Transcribe each record exactly. Include every one.

— START OF Data shown —

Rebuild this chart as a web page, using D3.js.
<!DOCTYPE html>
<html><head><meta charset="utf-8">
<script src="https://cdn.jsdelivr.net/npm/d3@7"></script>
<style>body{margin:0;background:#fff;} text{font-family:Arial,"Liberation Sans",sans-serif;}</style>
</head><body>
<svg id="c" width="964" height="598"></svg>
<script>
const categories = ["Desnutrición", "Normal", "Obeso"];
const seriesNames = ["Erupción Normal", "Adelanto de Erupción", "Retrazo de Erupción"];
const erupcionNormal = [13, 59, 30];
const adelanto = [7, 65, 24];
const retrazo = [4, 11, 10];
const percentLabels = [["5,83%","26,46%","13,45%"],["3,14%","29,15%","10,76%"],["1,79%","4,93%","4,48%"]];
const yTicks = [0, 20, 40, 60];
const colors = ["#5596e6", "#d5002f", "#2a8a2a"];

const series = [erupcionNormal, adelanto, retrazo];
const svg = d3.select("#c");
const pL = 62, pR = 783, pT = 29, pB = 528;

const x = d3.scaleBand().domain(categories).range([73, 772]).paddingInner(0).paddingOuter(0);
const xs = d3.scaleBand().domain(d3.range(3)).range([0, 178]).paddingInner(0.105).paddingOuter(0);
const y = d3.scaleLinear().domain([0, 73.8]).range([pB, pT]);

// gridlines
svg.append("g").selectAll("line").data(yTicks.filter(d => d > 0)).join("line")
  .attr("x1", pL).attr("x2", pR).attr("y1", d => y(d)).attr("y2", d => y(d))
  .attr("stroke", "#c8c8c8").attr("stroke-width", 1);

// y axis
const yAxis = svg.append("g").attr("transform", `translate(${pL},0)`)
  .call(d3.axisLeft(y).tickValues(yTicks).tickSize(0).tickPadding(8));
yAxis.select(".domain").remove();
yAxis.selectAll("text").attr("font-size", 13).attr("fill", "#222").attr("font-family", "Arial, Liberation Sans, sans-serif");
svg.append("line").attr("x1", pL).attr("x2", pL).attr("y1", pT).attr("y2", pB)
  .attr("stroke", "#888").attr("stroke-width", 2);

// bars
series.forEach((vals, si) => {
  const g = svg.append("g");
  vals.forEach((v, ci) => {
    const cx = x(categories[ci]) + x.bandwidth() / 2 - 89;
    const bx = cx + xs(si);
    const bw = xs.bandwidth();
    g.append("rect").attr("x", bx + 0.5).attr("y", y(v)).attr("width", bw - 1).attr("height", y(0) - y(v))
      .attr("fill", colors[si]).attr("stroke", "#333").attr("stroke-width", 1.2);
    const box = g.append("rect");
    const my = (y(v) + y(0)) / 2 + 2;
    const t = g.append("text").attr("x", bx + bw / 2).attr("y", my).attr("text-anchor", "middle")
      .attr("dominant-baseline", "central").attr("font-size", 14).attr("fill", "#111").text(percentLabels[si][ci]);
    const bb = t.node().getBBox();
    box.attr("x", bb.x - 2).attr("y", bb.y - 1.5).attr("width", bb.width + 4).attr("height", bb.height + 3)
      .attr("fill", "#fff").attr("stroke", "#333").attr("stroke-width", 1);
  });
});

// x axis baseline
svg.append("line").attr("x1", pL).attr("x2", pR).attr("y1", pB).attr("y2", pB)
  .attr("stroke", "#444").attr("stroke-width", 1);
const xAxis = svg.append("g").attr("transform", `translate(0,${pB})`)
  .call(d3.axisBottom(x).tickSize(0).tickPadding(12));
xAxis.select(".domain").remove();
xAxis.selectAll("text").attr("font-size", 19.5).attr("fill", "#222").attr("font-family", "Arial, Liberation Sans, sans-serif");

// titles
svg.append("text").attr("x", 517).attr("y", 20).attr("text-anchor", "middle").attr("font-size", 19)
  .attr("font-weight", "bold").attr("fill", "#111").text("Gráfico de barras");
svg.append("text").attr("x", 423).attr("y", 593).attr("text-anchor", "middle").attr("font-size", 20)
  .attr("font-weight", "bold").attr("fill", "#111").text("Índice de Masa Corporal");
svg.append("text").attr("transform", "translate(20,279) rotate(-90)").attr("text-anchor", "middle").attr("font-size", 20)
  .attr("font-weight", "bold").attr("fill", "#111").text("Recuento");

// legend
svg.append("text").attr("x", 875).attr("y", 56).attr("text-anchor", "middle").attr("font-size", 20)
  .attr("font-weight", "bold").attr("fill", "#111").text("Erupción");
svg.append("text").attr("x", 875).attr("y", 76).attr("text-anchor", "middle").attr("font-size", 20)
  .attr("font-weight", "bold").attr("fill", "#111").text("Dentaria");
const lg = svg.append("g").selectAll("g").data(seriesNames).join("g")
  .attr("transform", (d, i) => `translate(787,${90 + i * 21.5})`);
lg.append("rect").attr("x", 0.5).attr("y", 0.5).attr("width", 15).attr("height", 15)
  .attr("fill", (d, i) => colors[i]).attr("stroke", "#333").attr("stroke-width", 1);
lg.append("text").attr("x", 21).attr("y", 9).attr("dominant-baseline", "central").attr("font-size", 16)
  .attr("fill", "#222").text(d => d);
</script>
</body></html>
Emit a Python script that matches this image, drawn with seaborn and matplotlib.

— END OF Data shown —

### Answer to the task
Rebuild this chart as a web page, using D3.js.
<!DOCTYPE html>
<html><head><meta charset="utf-8">
<script src="https://cdn.jsdelivr.net/npm/d3@7"></script>
<style>body{margin:0;background:#fff;} text{font-family:Arial,"Liberation Sans",sans-serif;}</style>
</head><body>
<svg id="c" width="964" height="598"></svg>
<script>
const categories = ["Desnutrición", "Normal", "Obeso"];
const seriesNames = ["Erupción Normal", "Adelanto de Erupción", "Retrazo de Erupción"];
const erupcionNormal = [13, 59, 30];
const adelanto = [7, 65, 24];
const retrazo = [4, 11, 10];
const percentLabels = [["5,83%","26,46%","13,45%"],["3,14%","29,15%","10,76%"],["1,79%","4,93%","4,48%"]];
const yTicks = [0, 20, 40, 60];
const colors = ["#5596e6", "#d5002f", "#2a8a2a"];

const series = [erupcionNormal, adelanto, retrazo];
const svg = d3.select("#c");
const pL = 62, pR = 783, pT = 29, pB = 528;

const x = d3.scaleBand().domain(categories).range([73, 772]).paddingInner(0).paddingOuter(0);
const xs = d3.scaleBand().domain(d3.range(3)).range([0, 178]).paddingInner(0.105).paddingOuter(0);
const y = d3.scaleLinear().domain([0, 73.8]).range([pB, pT]);

// gridlines
svg.append("g").selectAll("line").data(yTicks.filter(d => d > 0)).join("line")
  .attr("x1", pL).attr("x2", pR).attr("y1", d => y(d)).attr("y2", d => y(d))
  .attr("stroke", "#c8c8c8").attr("stroke-width", 1);

// y axis
const yAxis = svg.append("g").attr("transform", `translate(${pL},0)`)
  .call(d3.axisLeft(y).tickValues(yTicks).tickSize(0).tickPadding(8));
yAxis.select(".domain").remove();
yAxis.selectAll("text").attr("font-size", 13).attr("fill", "#222").attr("font-family", "Arial, Liberation Sans, sans-serif");
svg.append("line").attr("x1", pL).attr("x2", pL).attr("y1", pT).attr("y2", pB)
  .attr("stroke", "#888").attr("stroke-width", 2);

// bars
series.forEach((vals, si) => {
  const g = svg.append("g");
  vals.forEach((v, ci) => {
    const cx = x(categories[ci]) + x.bandwidth() / 2 - 89;
    const bx = cx + xs(si);
    const bw = xs.bandwidth();
    g.append("rect").attr("x", bx + 0.5).attr("y", y(v)).attr("width", bw - 1).attr("height", y(0) - y(v))
      .attr("fill", colors[si]).attr("stroke", "#333").attr("stroke-width", 1.2);
    const box = g.append("rect");
    const my = (y(v) + y(0)) / 2 + 2;
    const t = g.append("text").attr("x", bx + bw / 2).attr("y", my).attr("text-anchor", "middle")
      .attr("dominant-baseline", "central").attr("font-size", 14).attr("fill", "#111").text(percentLabels[si][ci]);
    const bb = t.node().getBBox();
    box.attr("x", bb.x - 2).attr("y", bb.y - 1.5).attr("width", bb.width + 4).attr("height", bb.height + 3)
      .attr("fill", "#fff").attr("stroke", "#333").attr("stroke-width", 1);
  });
});

// x axis baseline
svg.append("line").attr("x1", pL).attr("x2", pR).attr("y1", pB).attr("y2", pB)
  .attr("stroke", "#444").attr("stroke-width", 1);
const xAxis = svg.append("g").attr("transform", `translate(0,${pB})`)
  .call(d3.axisBottom(x).tickSize(0).tickPadding(12));
xAxis.select(".domain").remove();
xAxis.selectAll("text").attr("font-size", 19.5).attr("fill", "#222").attr("font-family", "Arial, Liberation Sans, sans-serif");

// titles
svg.append("text").attr("x", 517).attr("y", 20).attr("text-anchor", "middle").attr("font-size", 19)
  .attr("font-weight", "bold").attr("fill", "#111").text("Gráfico de barras");
svg.append("text").attr("x", 423).attr("y", 593).attr("text-anchor", "middle").attr("font-size", 20)
  .attr("font-weight", "bold").attr("fill", "#111").text("Índice de Masa Corporal");
svg.append("text").attr("transform", "translate(20,279) rotate(-90)").attr("text-anchor", "middle").attr("font-size", 20)
  .attr("font-weight", "bold").attr("fill", "#111").text("Recuento");

// legend
svg.append("text").attr("x", 875).attr("y", 56).attr("text-anchor", "middle").attr("font-size", 20)
  .attr("font-weight", "bold").attr("fill", "#111").text("Erupción");
svg.append("text").attr("x", 875).attr("y", 76).attr("text-anchor", "middle").attr("font-size", 20)
  .attr("font-weight", "bold").attr("fill", "#111").text("Dentaria");
const lg = svg.append("g").selectAll("g").data(seriesNames).join("g")
  .attr("transform", (d, i) => `translate(787,${90 + i * 21.5})`);
lg.append("rect").attr("x", 0.5).attr("y", 0.5).attr("width", 15).attr("height", 15)
  .attr("fill", (d, i) => colors[i]).attr("stroke", "#333").attr("stroke-width", 1);
lg.append("text").attr("x", 21).attr("y", 9).attr("dominant-baseline", "central").attr("font-size", 16)
  .attr("fill", "#222").text(d => d);
</script>
</body></html>
Emit a Python script that matches this image, drawn with seaborn and matplotlib.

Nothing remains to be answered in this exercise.